I was dismayed by The Sentinel’s editorial endorsement (“Take the good,” Aug. 13) of the attempt by a few moderate Democrats in the House of Representatives to pull a “bait and switch” with respect to the infrastructure and budget resolution bills.
Progressives in Congress engaged in good faith with infrastructure negotiations, on the understanding that it was to be part of a two-track legislative process. To sway the votes of a few Republicans, moderate Democratic negotiators in the Senate allowed the infrastructure bill to be larded up with corporate giveaways and “public-private partnerships,” which are almost always a bad deal for the public.

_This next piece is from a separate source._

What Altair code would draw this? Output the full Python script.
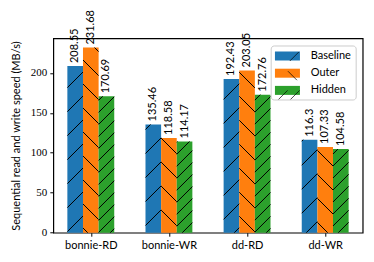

Meanwhile, priorities on the left — to do things like mitigate global warming, provide workers with affordable childcare, and make billionaires pay their fair share in taxes — were shifted into a separate budget resolution bill. This came with a commitment from all negotiators within the party that the budget resolution would be allowed to pass before the infrastructure bill went through.
Now that moderate Democrats have gotten the infrastructure bill they want, some in the House are trying to back out of the agreement through which it was obtained. They are seeking to pass this infrastructure bill that was written to please Republicans, while ensuring that all the progressive measures that were shifted to the budget resolution will never see the light of day.
This is extremely disrespectful to the progressive members of the Democratic coalition, without whom there would be no Democratic Congressional majority. Democrats won’t have an effective governing coalition if one side of the party can’t be trusted to live up to its commitments to the other.
A deal is a deal. Moderate House Democrats need to do the honorable thing and stand by the deal that was made.